Weickmann, K. M., G. N. Kiladis, and P. D. Sardeshmukh, 1997: The dynamics of intraseasonal atmospheric angular momentum oscillations. J. Atmos. Sci., 54, 1445-1461.


ABSTRACT

The global and zonal atmospheric angular momentum (AAM) budget is computed from seven years of National Centers for Environmental Prediction data and a composite budget of intraseasonal (30-70 day) variations during northern winter is constructed. Regressions on the global AAM tendency are used to produce maps of outgoing longwave radiation, 200-hPa wind, surface stress, and sea level pressure during the composite AAM cycle. The primary synoptic features and surface torques that contribute to the AAM changes are described.

In the global budget, the friction and mountain torques contribute about equally to the AAM tendency. The friction torque peaks in phase with subtropical surface easterly wind anomalies in both hemispheres. The mountain torque peaks when anomalies in the midlatitude Northern Hemisphere and subtropical Southern Hemisphere are weak but of the same sign.

The picture is different for the zonal mean budget, in which the meridional convergence of the northward relative angular momentum transport and the friction torque are the dominant terms. During the global AAM cycle, zonal AAM anomalies move poleward from the equator to the subtropics primarily in response to momentum transports. These transports are associated with the spatial covariance of the filtered (30-70 day) perturbations with the climatological upper-tropospheric flow. The zonally asymmetric portion of these perturbations develop when convection begins over the Indian Ocean and maximize when convection weakens over the western Pacific Ocean. The 30-70-day zonal mean friction torque results from 1) the surface winds induced by the upper-tropospheric momentum sources and sinks and 2) the direct surface wind response to warm pool convection anomalies.
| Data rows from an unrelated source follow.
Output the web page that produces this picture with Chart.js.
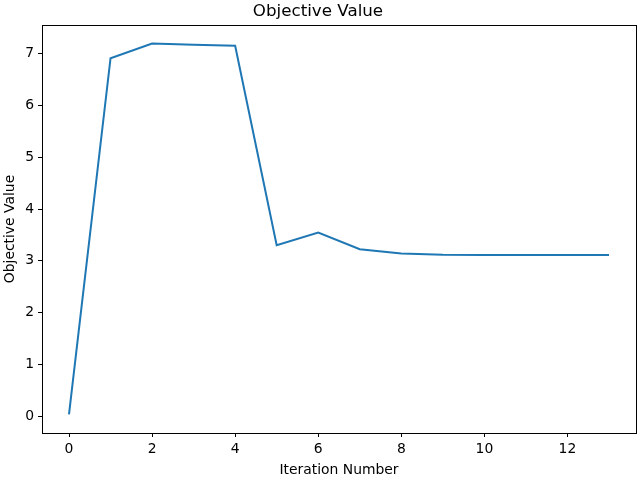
<!DOCTYPE html>
<html>
<head>
<meta charset="utf-8">
<script src="https://cdn.jsdelivr.net/npm/chart.js@4/dist/chart.umd.min.js"></script>
<style>
  html, body { margin: 0; padding: 0; background: #fff; }
  #wrap { width: 640px; height: 480px; }
</style>
</head>
<body>
<div id="wrap"><canvas id="chart" width="640" height="480"></canvas></div>
<script>
// iteration numbers and objective values
var iterations = [0, 1, 2, 3, 4, 5, 6, 7, 8, 9, 10, 11, 12, 13];
var objective = [0.03, 6.915, 7.198, 7.175, 7.154, 3.30, 3.545, 3.225, 3.14, 3.115, 3.11, 3.11, 3.11, 3.11];

var font = 'DejaVu Sans';

// frame round the plot area, like matplotlib spines
var framePlugin = {
    id: 'frame',
    afterDraw: function (chart) {
        var a = chart.chartArea;
        var ctx = chart.ctx;
        ctx.save();
        ctx.strokeStyle = '#000';
        ctx.lineWidth = 1;
        ctx.strokeRect(Math.round(a.left) + 0.5, Math.round(a.top) + 0.5,
            Math.round(a.right - a.left), Math.round(a.bottom - a.top));
        ctx.restore();
    }
};

var points = iterations.map(function (x, i) {
    return { x: x, y: objective[i] };
});

var ctx = document.getElementById('chart').getContext('2d');
var chart = new Chart(ctx, {
    type: 'line',
    data: {
        datasets: [{
            data: points,
            borderColor: '#1f77b4',
            borderWidth: 2,
            pointRadius: 0,
            fill: false,
            tension: 0
        }]
    },
    options: {
        responsive: false,
        animation: false,
        layout: { padding: { left: 0, right: 4, top: 0, bottom: 0 } },
        plugins: {
            legend: { display: false },
            tooltip: { enabled: false },
            title: {
                display: true,
                text: 'Objective Value',
                color: '#000',
                font: { family: font, size: 16.7, weight: 'normal' },
                padding: { top: 2, bottom: 3 }
            }
        },
        scales: {
            x: {
                type: 'linear',
                min: -0.65,
                max: 13.65,
                afterFit: function (s) { s.height = 47; },
                grid: { drawOnChartArea: false, drawTicks: true, tickLength: 4, color: '#000' },
                border: { display: false },
                ticks: {
                    stepSize: 2,
                    includeBounds: false,
                    color: '#000',
                    padding: 4,
                    maxRotation: 0,
                    font: { family: font, size: 13.9 }
                },
                title: {
                    display: true,
                    text: 'Iteration Number',
                    color: '#000',
                    font: { family: font, size: 13.9 },
                    padding: { top: 0, bottom: 1 }
                }
            },
            y: {
                min: -0.328,
                max: 7.556,
                afterFit: function (s) { s.width = 42; },
                grid: { drawOnChartArea: false, drawTicks: true, tickLength: 4, color: '#000' },
                border: { display: false },
                ticks: {
                    stepSize: 1,
                    includeBounds: false,
                    color: '#000',
                    padding: 4,
                    font: { family: font, size: 13.9 }
                },
                title: {
                    display: true,
                    text: 'Objective Value',
                    color: '#000',
                    font: { family: font, size: 13.9 },
                    padding: { top: 2, bottom: 0 }
                }
            }
        }
    },
    plugins: [framePlugin]
});
</script>
</body>
</html>
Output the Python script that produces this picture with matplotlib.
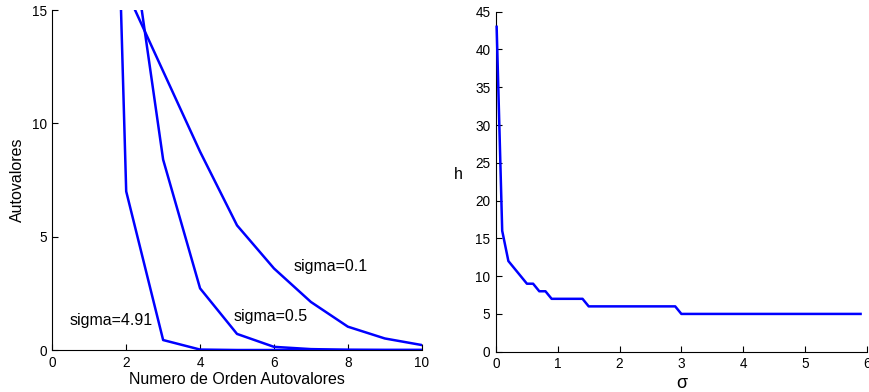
import matplotlib
matplotlib.use('Agg')
import matplotlib.pyplot as plt

plt.rcParams['font.family'] = ['Liberation Sans', 'DejaVu Sans']

# left panel: eigenvalues by order for three sigmas
orden = [1, 2, 3, 4, 5, 6, 7, 8, 9, 10]
sig_01 = [22.0, 15.85, 12.3, 8.75, 5.5, 3.6, 2.12, 1.03, 0.51, 0.22]
sig_05 = [40.0, 19.8, 8.4, 2.72, 0.71, 0.14, 0.04, 0.01, 0.0, 0.0]
sig_491 = [64.0, 7.0, 0.44, 0.02, 0.0, 0.0, 0.0, 0.0, 0.0, 0.0]

# right panel: h vs sigma
sigma = [0.01, 0.1, 0.2, 0.3, 0.4, 0.5, 0.6, 0.7, 0.8, 0.9, 1.4, 1.5, 2.9, 3.0, 5.9]
h = [43, 16, 12, 11, 10, 9, 9, 8, 8, 7, 7, 6, 6, 5, 5]

fig = plt.figure(figsize=(8.69, 3.92), dpi=100)

ax1 = fig.add_axes([0.0602, 0.1071, 0.4251, 0.8673])
ax2 = fig.add_axes([0.5708, 0.1028, 0.4266, 0.8673])

lw = 1.8
ax1.plot(orden, sig_01, color='#0000ff', lw=lw, zorder=3)
ax1.plot(orden, sig_05, color='#0000ff', lw=lw, zorder=3)
ax1.plot(orden, sig_491, color='#0000ff', lw=lw, zorder=3)
ax1.set_xlim(0, 10)
ax1.set_ylim(0, 15)
ax1.set_xticks([0, 2, 4, 6, 8, 10])
ax1.set_yticks([0, 5, 10, 15])
ax1.text(6.54, 3.67, 'sigma=0.1', fontsize=11.5, va='center')
ax1.text(4.9, 1.5, 'sigma=0.5', fontsize=11.5, va='center')
ax1.text(0.48, 1.29, 'sigma=4.91', fontsize=11.5, va='center')
ax1.set_xlabel('Numero de Orden Autovalores', fontsize=11.5, labelpad=2)
ax1.set_ylabel('Autovalores', fontsize=11.5, labelpad=5)

# h stays inside the limits, so no clipping needed (lets the line cover the spine)
ax2.plot(sigma, h, color='#0000ff', lw=lw, zorder=3, clip_on=False)
ax2.set_xlim(0, 6)
ax2.set_ylim(0, 45)
ax2.set_xticks(range(0, 7))
ax2.set_yticks(range(0, 50, 5))
ax2.set_xlabel('σ', fontsize=13, labelpad=3)
ax2.set_ylabel('h', fontsize=11.5, rotation=0, labelpad=12)

for ax in (ax1, ax2):
    ax.spines['top'].set_visible(False)
    ax.spines['right'].set_visible(False)
    ax.tick_params(direction='in', length=4, labelsize=9.8, pad=4, width=0.8)
    for sp in ('left', 'bottom'):
        ax.spines[sp].set_linewidth(0.8)

fig.savefig('out.png', dpi=100)
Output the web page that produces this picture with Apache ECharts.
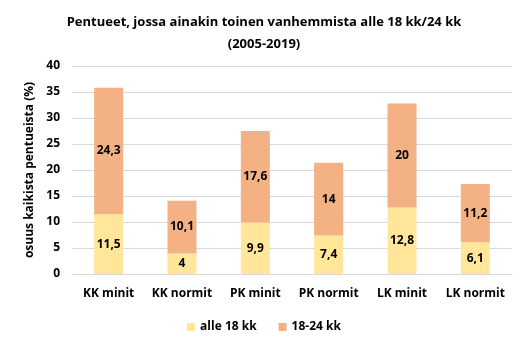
<!DOCTYPE html>
<html>
<head>
<meta charset="utf-8">
<script src="https://cdn.jsdelivr.net/npm/echarts@6/dist/echarts.min.js"></script>
<style>
  html, body { margin: 0; padding: 0; background: #fff; }
  #chart { width: 528px; height: 348px; }
</style>
</head>
<body>
<div id="chart"></div>
<script>
const categories = ['KK minit', 'KK normit', 'PK minit', 'PK normit', 'LK minit', 'LK normit'];
const under18 = [11.5, 4, 9.9, 7.4, 12.8, 6.1];
const from18to24 = [24.3, 10.1, 17.6, 14, 20, 11.2];
const seriesNames = ['alle 18 kk', '18-24 kk'];
const yTicks = { min: 0, max: 40, interval: 5 };

const FONT = '"Open Sans", "DejaVu Sans", sans-serif';
const fmt = v => String(v).replace('.', ',');

const chart = echarts.init(document.getElementById('chart'));
chart.setOption({
  animation: false,
  title: {
    text: 'Pentueet, jossa ainakin toinen vanhemmista alle 18 kk/24 kk\n(2005-2019)',
    left: 'center',
    top: 6,
    textStyle: { fontFamily: FONT, fontSize: 13, fontWeight: 'bold', color: '#000', lineHeight: 22 }
  },
  legend: {
    bottom: 10,
    left: 'center',
    itemWidth: 8,
    itemHeight: 8,
    itemGap: 22,
    icon: 'rect',
    textStyle: { fontFamily: FONT, fontSize: 12, fontWeight: 'bold', color: '#000' },
    data: seriesNames
  },
  grid: { left: 72, right: 16, top: 66, bottom: 74 },
  xAxis: {
    type: 'category',
    data: categories,
    axisTick: { show: false },
    axisLine: { lineStyle: { color: '#d9d9d9' } },
    axisLabel: { interval: 0, fontFamily: FONT, fontSize: 12, fontWeight: 'bold', color: '#000', margin: 14 }
  },
  yAxis: {
    type: 'value',
    min: yTicks.min, max: yTicks.max, interval: yTicks.interval,
    name: 'osuus kaikista pentueista (%)',
    nameLocation: 'middle',
    nameGap: 34,
    nameTextStyle: { fontFamily: FONT, fontSize: 12, fontWeight: 'bold', color: '#000' },
    axisLabel: { fontFamily: FONT, fontSize: 12, fontWeight: 'bold', color: '#000', margin: 12 },
    splitLine: { lineStyle: { color: '#d9d9d9' } }
  },
  series: [
    {
      name: seriesNames[0], type: 'bar', stack: 'total', data: under18, barWidth: 29,
      itemStyle: { color: '#FFE699' },
      label: { show: true, position: 'inside', formatter: p => fmt(p.value),
               fontFamily: FONT, fontSize: 12, fontWeight: 'bold', color: '#000' }
    },
    {
      name: seriesNames[1], type: 'bar', stack: 'total', data: from18to24, barWidth: 29,
      itemStyle: { color: '#F4B183' },
      label: { show: true, position: 'inside', formatter: p => fmt(p.value),
               fontFamily: FONT, fontSize: 12, fontWeight: 'bold', color: '#000' }
    }
  ]
});
</script>
</body>
</html>
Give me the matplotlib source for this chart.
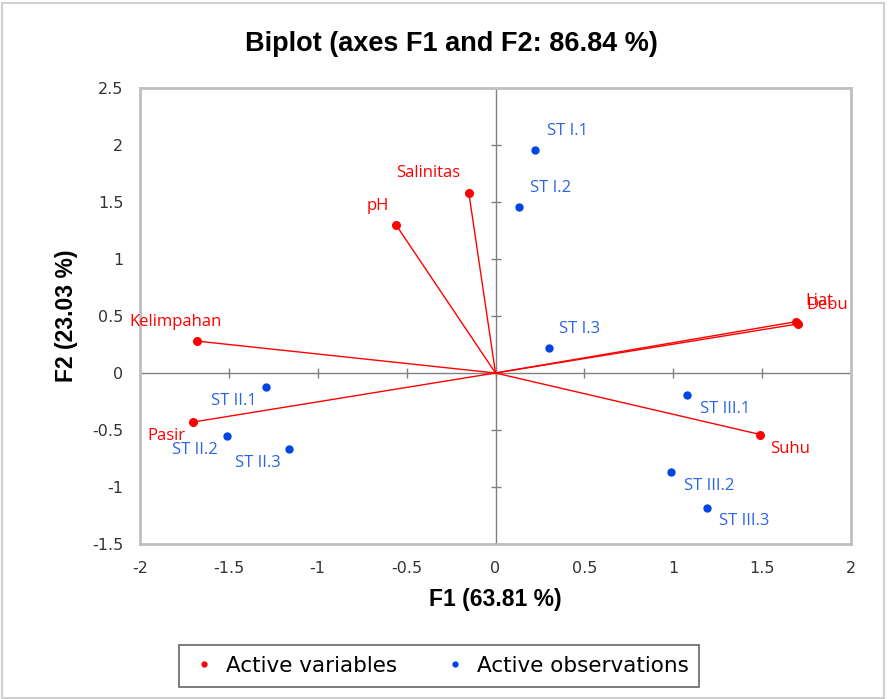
import matplotlib.pyplot as plt
from matplotlib.lines import Line2D
from matplotlib.patches import Rectangle

# Variables (red)
var_names = ["Kelimpahan", "Salinitas", "pH", "Liat", "Debu", "Pasir", "Suhu"]
var_f1 = [-1.68, -0.15, -0.56, 1.69, 1.70, -1.70, 1.49]
var_f2 = [0.28, 1.58, 1.30, 0.45, 0.43, -0.43, -0.54]

# Observations (blue)
obs_names = ["ST I.1", "ST I.2", "ST I.3", "ST II.1", "ST II.2", "ST II.3",
             "ST III.1", "ST III.2", "ST III.3"]
obs_f1 = [0.22, 0.13, 0.30, -1.29, -1.51, -1.16, 1.08, 0.99, 1.19]
obs_f2 = [1.96, 1.46, 0.22, -0.12, -0.55, -0.67, -0.19, -0.87, -1.18]

x_ticks = [-2, -1.5, -1, -0.5, 0, 0.5, 1, 1.5, 2]
y_ticks = [-1.5, -1, -0.5, 0, 0.5, 1, 1.5, 2, 2.5]

# label offsets in pixels (dx, dy)
var_off = [(-21, 19), (-41, 20), (-18, 19), (23, 21), (30, 19), (-27, -14), (30, -14)]
obs_off = [(33, 19), (32, 19), (31, 19), (-32, -14), (-32, -14), (-31, -14),
           (38, -14), (38, -14), (37, -13)]

red = "#FF0000"
blue = "#0046E6"
lblue = "#2B64E8"

fig = plt.figure(figsize=(8.88, 6.99), dpi=100)
ax = fig.add_axes([140 / 888, 1 - 544 / 699, 711 / 888, 456 / 699])

ax.axhline(0, color="#808080", lw=1, zorder=1)
ax.axvline(0, color="#808080", lw=1, zorder=1)
# small ticks on the crossing axes
ax.plot(x_ticks, [0] * len(x_ticks), ls="none", marker="|", ms=7, color="#808080", zorder=1)
ax.plot([0] * len(y_ticks), y_ticks, ls="none", marker="_", ms=7, color="#808080", zorder=1)

for x, y in zip(var_f1, var_f2):
    ax.plot([0, x], [0, y], color=red, lw=1, zorder=2)
ax.scatter(var_f1, var_f2, s=30, color=red, zorder=3)
ax.scatter(obs_f1, obs_f2, s=25, color=blue, zorder=3)

for name, x, y, (dx, dy) in zip(var_names, var_f1, var_f2, var_off):
    ax.annotate(name, (x, y), xytext=(dx, dy), textcoords="offset pixels",
                ha="center", va="center", color=red, fontsize=12, family="Open Sans")
for name, x, y, (dx, dy) in zip(obs_names, obs_f1, obs_f2, obs_off):
    ax.annotate(name, (x, y), xytext=(dx, dy), textcoords="offset pixels",
                ha="center", va="center", color=lblue, fontsize=12, family="Open Sans")

ax.set_xlim(-2, 2)
ax.set_ylim(-1.5, 2.5)
ax.set_xticks(x_ticks)
ax.set_yticks(y_ticks)
ax.set_xticklabels([f"{t:g}" for t in x_ticks])
ax.set_yticklabels([f"{t:g}" for t in y_ticks])
ax.tick_params(length=0, labelsize=11.5, colors="#333333", pad=12)
for s in ax.spines.values():
    s.set_color("#BFBFBF")
    s.set_linewidth(2)

ax.set_xlabel("F1 (63.81 %)", fontsize=16.5, fontweight="bold",
              family="Liberation Sans", labelpad=9)
ax.set_ylabel("F2 (23.03 %)", fontsize=16.5, fontweight="bold",
              family="Liberation Sans", labelpad=10)
fig.text(451 / 888, 1 - 44 / 699, "Biplot (axes F1 and F2: 86.84 %)", ha="center",
         va="center", fontsize=19.5, fontweight="bold", family="Liberation Sans")

handles = [Line2D([], [], ls="none", marker="o", ms=3.5, color=red),
           Line2D([], [], ls="none", marker="o", ms=3.5, color=blue)]
leg = fig.legend(handles, ["Active variables", "Active observations"], ncol=2,
                 loc="center", bbox_to_anchor=(439 / 888, 1 - 666 / 699),
                 fontsize=15.5, fancybox=False, handletextpad=0.3, columnspacing=2.0,
                 borderpad=0.5, handlelength=1.4)
leg.get_frame().set_edgecolor("#404040")
leg.get_frame().set_linewidth(1.2)

fig.patches.append(Rectangle((0.002, 0.002), 0.994, 0.994, transform=fig.transFigure,
                             fill=False, edgecolor="#D0D0D0", lw=1.5))

fig.savefig("out.png", dpi=100)
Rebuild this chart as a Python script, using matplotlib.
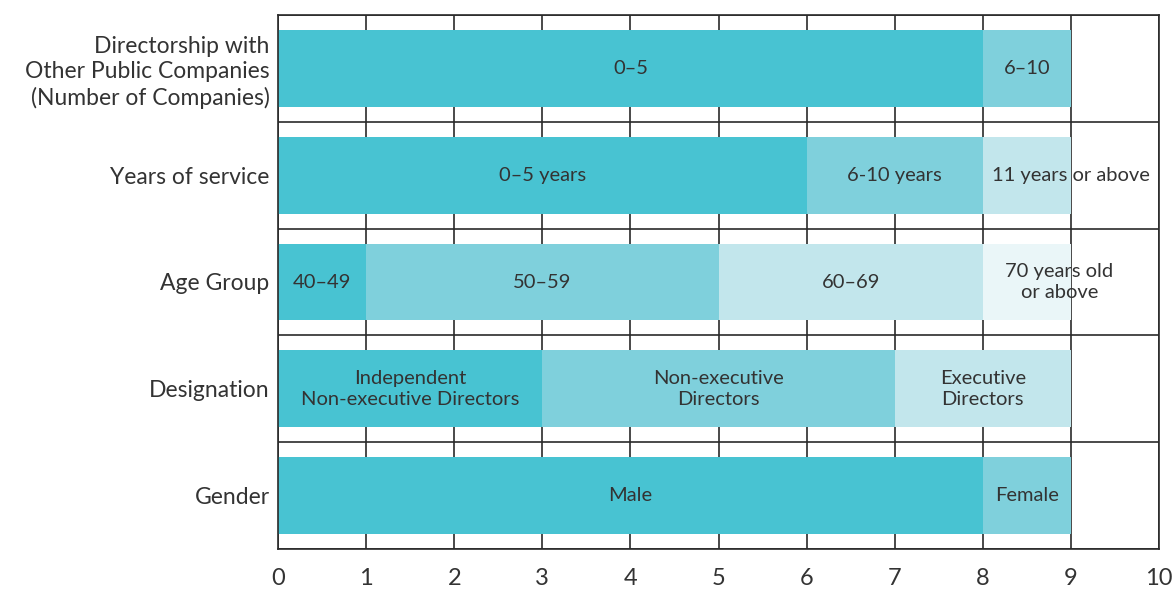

The signal in relative AAM is complemented by one in "Earth" AAM associated with meridional redistributions of atmospheric mass. This meridional redistribution occurs preferentially over the Asian land mass and is linked with the 30-70-day eastward moving convective signal. It is preceded by a surface Kelvin-like wave in the equatorial Pacific atmosphere that propagates eastward from the western Pacific region to the South American topography and then moves poleward as an edge wave along the Andes. This produces a mountain torque on the Andes, which also causes the regional and global AAM to change.